They say a picture tells a thousand words. For me this picture tells at least 1,917 of them. But I’ll just share a few of those with you.
Regular readers of this blog can understand why I might compare Dar’s condition to World War I’s Western Front. Years of struggles seem to provide no tangible benefits. We dig our trenches deeper, we try new strategies, and we end up frustrated.
By the way, this is my Christmas week. This is Oscar week. The Academy rarely nominates, much less awards, my favorite films of the year, but I like their show as an opportunity to celebrate cinema more generally. As I type this we have 30+ RSVPs (!) for our 12th annual Oscar party that will happen this Sunday. I try to make the party special, and one part of that is coming up with outlandish decorations for the Best Picture nominees. Here Dar is standing in front of one of them…but as he does, to me, he symbolizes more.
Without giving too much away, the Best Picture frontrunner (and only film likely to win more than three awards on Sunday), 1917, is about a couple of soldiers trying to break through that Western Front…in order to stop 1,600 of their compatriots from going too far past that Western Front. The movie can be plausibly read as a comment on the horrifying inertia of the war…or as one soldier’s eventually valiant struggle against that inertia. Or a bit of both.
Dar has his own valiant struggle against the permanent inertia of his autism. Sometimes it feels like he’s making no progress, but then sometimes I am reminded that he actually has. The creation of the decoration for 1917 was one of those times. A few years back, I “borrowed” hundreds of little toy soldiers from my neighbor Nicole, whose son had outgrown them. She, uh, hasn’t seen them since. One reason I keep them is that I’ll need them; there’s a Best Picture-nominated war movie almost every year.
For the party two years ago, I spelled out Best Picture nominee Dunkirk (on a VERY large map of the right section of Normandy’s beach) with Nicole’s toy soldiers; it took twenty of them just to make the “i.” That was quite an ambitious decoration!

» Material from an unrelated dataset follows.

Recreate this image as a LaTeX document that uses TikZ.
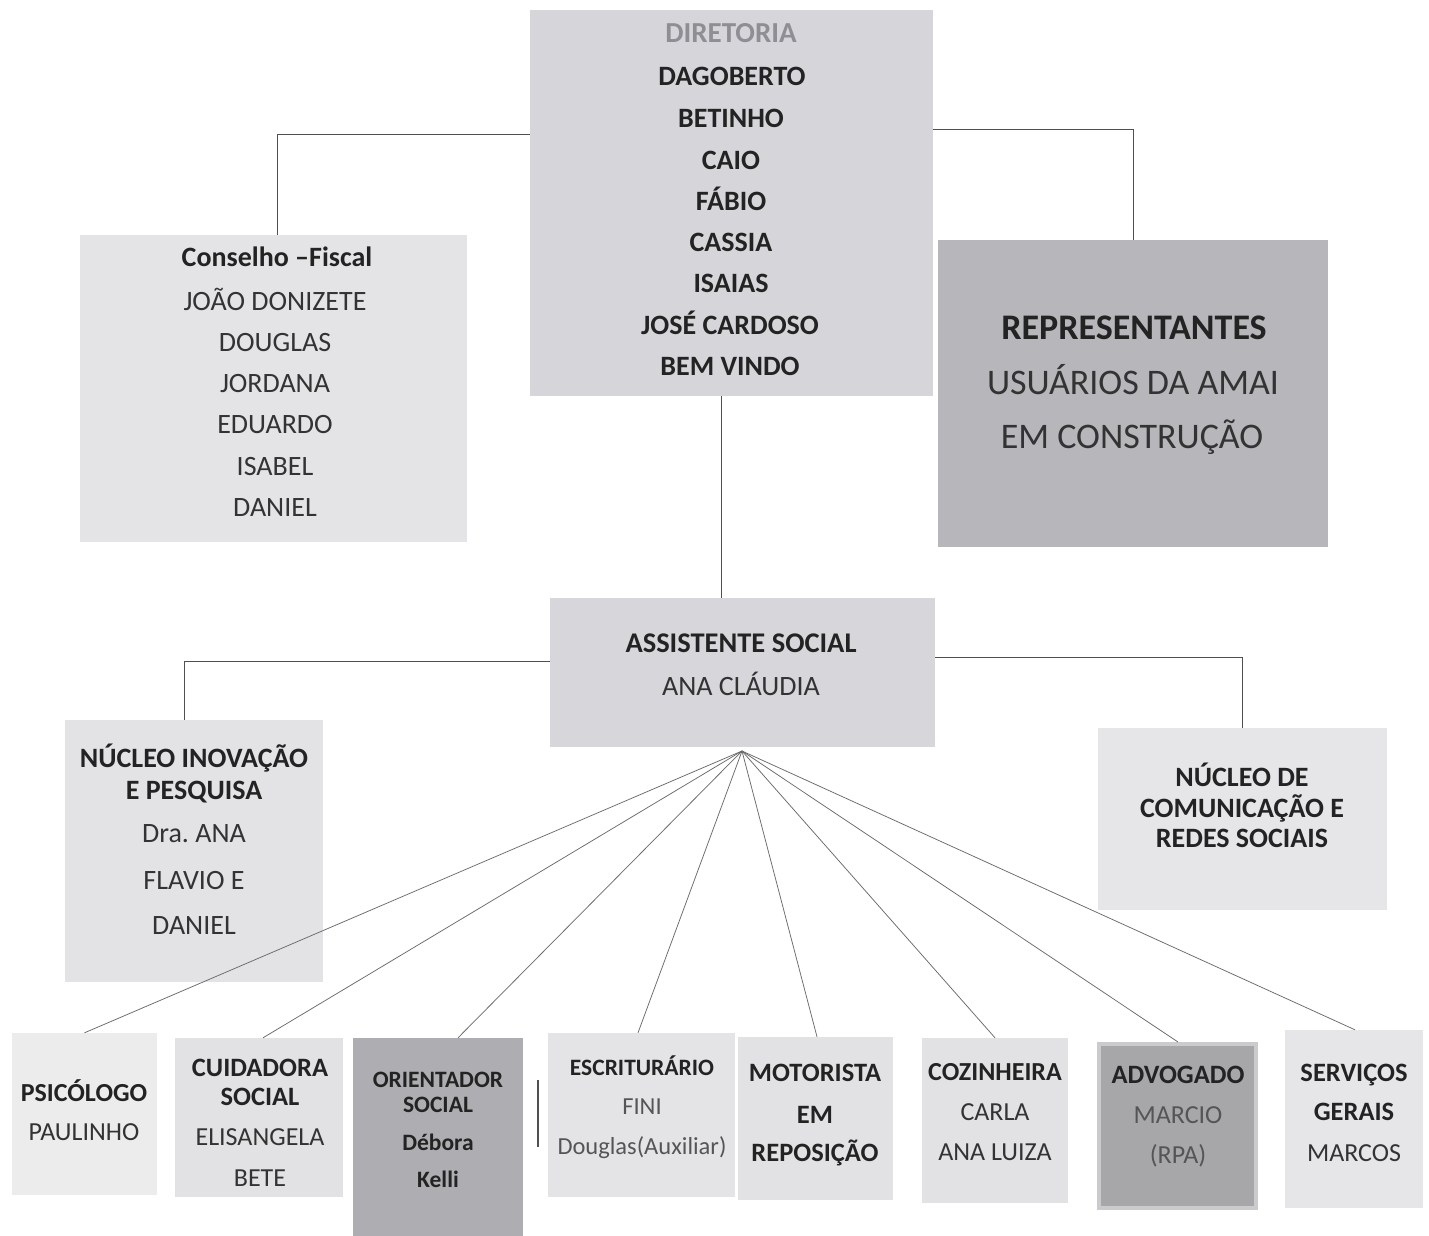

The soldiers were all hanging on the wall via Blue Tack, and every day a few of them fell off. But one thing that never happened, to my knowledge, was Dar pulling them off.
I could never, ahem, pull off such a decoration today. Why? Dar grabs things now. He points to things he wants and grabs things he wants. If you’re almost any other parent, your kid went through this developmental milestone when s/he was no older than eighteen months. You barely noticed it! If anything it annoyed you! Stop grabbing things, ya kid! We, on the other hand, have to work assiduously and painfully for years to get something that comes naturally to 99% of people.
As I see Dar stand in front of the 1917 decoration I think: okay, he has made progress in the last two years. And I often need that reminding. We’re not entirely stuck on the Western Front.
The picture provides another tiny bit of symbolism. I knew I couldn’t put toy soldiers on the wall anymore, so I started scheming on some way to salute the film 1917‘s “single-take” conceit. Eventually I screenshotted a bunch of frames from the trailer (well, if you wanna know, I captured 19 shots for the “19” and 17 shots for the “17”) and then connected each number with this phony decorative celluloid (similar to Caution Tape) as though to say, here’s the unbroken film. But…it looked dumb. Or should I say, it looked too busy. The beefy fake celluloid on the bottom, that connected the 1 to the 9 and then the 1 to the 7, sorta overwhelmed the look of the thing.
So I changed it. I kinda kept the conceit and I kinda didn’t. I kinda kept some toy soldiers (on the right, rushing into the battle) and I kinda didn’t. I preserved what worked and threw out what didn’t. Are you seeing the relevance to Dar yet?
Some people say that the best World War I film is Paths of Glory, starring and produced by Kirk Douglas. Great film, but not sure about that title. I like 1917. It’s not about glory. It’s just saying something happened.
1917 was the first full year of Kirk Douglas’ life. He died Wednesday at the age of 103; Al Jazeera had me on TV discussing his death. Long ago, I read Douglas’ autobiography Let’s Face It, but I didn’t have to read it to know that Douglas devoted much of his life to helping people who, like him as a child, needed a lot of help in life. Douglas has raised money for at least 400 playgrounds and countless humanitarian causes. Douglas has improved the lives of people like Dar. Thank you, sir, for your path to glory there. And let’s face it: a lot of life feels like an unending Western Front. But every so often, we successfully transcend that. Every so often, Dar transcends that. They don’t give out Oscars for that this Sunday. But it’s worth celebrating.